*CHALLENGE*.
Nothing should be output except the lines from the one containing "Give me the matplotlib source for this chart." through the one containing "x = list(range(len(periods)))", both ends included, each repeated exactly.

*EXTRACTED DATA*.

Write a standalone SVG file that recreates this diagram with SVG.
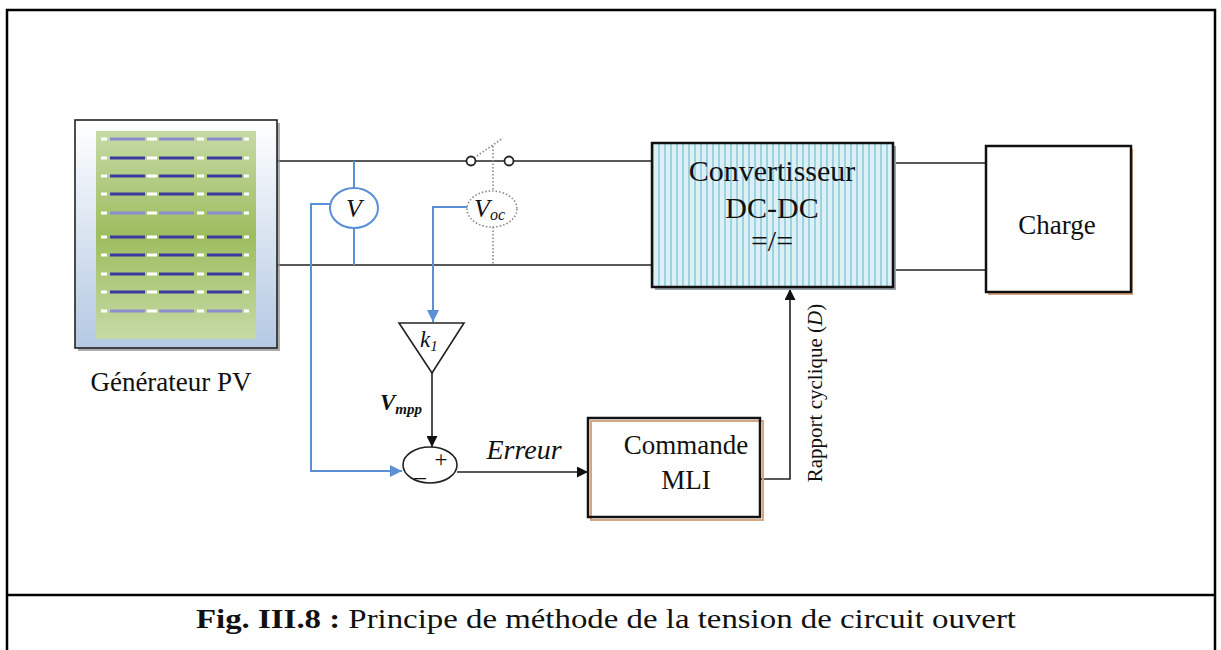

==

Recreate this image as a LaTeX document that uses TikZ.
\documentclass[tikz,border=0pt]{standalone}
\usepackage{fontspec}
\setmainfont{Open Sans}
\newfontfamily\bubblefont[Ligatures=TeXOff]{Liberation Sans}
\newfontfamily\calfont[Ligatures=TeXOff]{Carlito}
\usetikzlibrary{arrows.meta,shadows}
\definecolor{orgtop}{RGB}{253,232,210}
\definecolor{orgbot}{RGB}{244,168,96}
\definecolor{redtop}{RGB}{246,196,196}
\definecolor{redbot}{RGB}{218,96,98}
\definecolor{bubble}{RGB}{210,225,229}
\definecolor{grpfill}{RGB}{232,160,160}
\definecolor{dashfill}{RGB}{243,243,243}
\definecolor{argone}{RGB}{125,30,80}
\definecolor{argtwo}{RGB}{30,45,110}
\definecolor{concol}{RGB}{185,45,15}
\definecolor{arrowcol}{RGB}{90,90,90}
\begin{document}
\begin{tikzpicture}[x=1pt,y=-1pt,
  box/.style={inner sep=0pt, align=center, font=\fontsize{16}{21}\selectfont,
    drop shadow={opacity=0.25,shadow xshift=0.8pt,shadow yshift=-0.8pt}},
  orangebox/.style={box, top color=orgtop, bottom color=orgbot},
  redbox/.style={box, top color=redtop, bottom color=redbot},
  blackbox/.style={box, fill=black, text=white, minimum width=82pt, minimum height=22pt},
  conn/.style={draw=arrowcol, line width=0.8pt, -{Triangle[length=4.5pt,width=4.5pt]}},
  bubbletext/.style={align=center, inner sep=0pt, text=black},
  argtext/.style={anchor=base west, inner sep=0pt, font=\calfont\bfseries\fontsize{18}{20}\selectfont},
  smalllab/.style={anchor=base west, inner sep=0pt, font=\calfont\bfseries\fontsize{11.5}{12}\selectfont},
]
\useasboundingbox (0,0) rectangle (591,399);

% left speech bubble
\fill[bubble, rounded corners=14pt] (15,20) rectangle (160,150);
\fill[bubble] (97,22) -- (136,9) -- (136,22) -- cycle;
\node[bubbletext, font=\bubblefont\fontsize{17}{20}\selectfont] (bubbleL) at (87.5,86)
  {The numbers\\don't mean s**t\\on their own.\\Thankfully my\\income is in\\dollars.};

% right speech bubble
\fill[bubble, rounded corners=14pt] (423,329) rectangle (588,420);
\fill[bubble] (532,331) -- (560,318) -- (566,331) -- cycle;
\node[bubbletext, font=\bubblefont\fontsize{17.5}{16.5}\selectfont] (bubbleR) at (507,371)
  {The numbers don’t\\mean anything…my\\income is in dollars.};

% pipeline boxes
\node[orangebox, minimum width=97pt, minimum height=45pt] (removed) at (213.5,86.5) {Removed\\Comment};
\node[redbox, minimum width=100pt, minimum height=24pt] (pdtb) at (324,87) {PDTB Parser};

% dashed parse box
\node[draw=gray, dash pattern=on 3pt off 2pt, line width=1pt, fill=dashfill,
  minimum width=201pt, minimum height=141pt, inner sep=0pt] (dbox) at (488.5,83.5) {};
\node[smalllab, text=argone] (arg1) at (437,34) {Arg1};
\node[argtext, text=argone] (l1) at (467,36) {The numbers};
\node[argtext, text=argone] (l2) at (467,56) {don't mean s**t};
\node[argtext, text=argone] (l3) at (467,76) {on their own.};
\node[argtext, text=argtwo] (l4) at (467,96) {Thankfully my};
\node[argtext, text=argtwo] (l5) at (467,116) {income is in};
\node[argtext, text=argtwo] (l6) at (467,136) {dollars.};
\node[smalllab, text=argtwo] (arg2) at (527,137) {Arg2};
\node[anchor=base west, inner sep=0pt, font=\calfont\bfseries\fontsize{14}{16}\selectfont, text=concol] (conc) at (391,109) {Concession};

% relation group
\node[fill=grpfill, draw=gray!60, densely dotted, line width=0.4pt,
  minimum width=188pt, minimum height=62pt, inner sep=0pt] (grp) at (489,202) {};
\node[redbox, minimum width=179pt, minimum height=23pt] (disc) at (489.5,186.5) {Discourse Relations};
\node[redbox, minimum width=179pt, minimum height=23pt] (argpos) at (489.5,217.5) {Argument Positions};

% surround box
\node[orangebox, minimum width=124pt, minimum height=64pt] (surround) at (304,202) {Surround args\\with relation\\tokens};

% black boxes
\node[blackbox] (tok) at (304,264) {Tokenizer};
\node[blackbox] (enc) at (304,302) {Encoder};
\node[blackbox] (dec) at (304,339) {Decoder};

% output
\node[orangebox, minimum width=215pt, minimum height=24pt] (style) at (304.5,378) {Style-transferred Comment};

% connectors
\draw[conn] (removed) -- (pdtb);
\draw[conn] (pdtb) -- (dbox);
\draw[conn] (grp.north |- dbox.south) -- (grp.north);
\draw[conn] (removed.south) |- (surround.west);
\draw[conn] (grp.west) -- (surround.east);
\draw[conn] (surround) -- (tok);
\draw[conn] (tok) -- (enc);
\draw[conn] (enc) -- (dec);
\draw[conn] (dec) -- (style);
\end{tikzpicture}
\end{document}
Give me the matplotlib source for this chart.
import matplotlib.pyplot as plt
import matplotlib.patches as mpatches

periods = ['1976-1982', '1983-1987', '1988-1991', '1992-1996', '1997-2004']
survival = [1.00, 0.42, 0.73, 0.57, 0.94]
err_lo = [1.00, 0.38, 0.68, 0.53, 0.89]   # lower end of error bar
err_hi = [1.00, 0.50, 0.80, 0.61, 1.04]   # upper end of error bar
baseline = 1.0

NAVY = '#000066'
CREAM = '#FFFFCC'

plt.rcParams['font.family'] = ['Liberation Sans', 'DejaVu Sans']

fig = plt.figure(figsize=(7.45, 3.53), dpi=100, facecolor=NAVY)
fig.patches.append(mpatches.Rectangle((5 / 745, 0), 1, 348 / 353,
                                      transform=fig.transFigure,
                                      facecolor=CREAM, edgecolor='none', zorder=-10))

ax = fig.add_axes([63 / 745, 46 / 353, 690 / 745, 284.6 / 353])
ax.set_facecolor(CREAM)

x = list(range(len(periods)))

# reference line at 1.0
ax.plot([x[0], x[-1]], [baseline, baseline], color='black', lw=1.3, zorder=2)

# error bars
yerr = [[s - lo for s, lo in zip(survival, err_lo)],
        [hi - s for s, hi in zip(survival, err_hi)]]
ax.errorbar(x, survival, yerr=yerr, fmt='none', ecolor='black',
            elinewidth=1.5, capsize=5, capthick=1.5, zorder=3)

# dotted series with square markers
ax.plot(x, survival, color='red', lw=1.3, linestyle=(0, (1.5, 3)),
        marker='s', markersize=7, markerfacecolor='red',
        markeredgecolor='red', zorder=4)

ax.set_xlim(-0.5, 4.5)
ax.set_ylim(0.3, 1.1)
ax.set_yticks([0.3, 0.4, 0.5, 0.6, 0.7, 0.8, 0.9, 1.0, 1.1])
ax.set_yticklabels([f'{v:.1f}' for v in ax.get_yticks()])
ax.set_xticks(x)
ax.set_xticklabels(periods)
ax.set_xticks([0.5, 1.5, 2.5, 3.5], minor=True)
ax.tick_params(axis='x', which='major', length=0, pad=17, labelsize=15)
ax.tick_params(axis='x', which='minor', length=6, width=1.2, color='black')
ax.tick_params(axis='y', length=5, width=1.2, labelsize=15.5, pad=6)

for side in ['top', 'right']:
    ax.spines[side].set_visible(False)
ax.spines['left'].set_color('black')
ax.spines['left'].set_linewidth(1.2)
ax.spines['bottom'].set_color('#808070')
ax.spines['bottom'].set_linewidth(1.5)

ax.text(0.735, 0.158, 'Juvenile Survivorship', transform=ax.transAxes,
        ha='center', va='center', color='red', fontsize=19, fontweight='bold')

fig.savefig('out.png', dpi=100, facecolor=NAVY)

*SOLUTION BELOW*.
Give me the matplotlib source for this chart.
import matplotlib.pyplot as plt
import matplotlib.patches as mpatches

periods = ['1976-1982', '1983-1987', '1988-1991', '1992-1996', '1997-2004']
survival = [1.00, 0.42, 0.73, 0.57, 0.94]
err_lo = [1.00, 0.38, 0.68, 0.53, 0.89]   # lower end of error bar
err_hi = [1.00, 0.50, 0.80, 0.61, 1.04]   # upper end of error bar
baseline = 1.0

NAVY = '#000066'
CREAM = '#FFFFCC'

plt.rcParams['font.family'] = ['Liberation Sans', 'DejaVu Sans']

fig = plt.figure(figsize=(7.45, 3.53), dpi=100, facecolor=NAVY)
fig.patches.append(mpatches.Rectangle((5 / 745, 0), 1, 348 / 353,
                                      transform=fig.transFigure,
                                      facecolor=CREAM, edgecolor='none', zorder=-10))

ax = fig.add_axes([63 / 745, 46 / 353, 690 / 745, 284.6 / 353])
ax.set_facecolor(CREAM)

x = list(range(len(periods)))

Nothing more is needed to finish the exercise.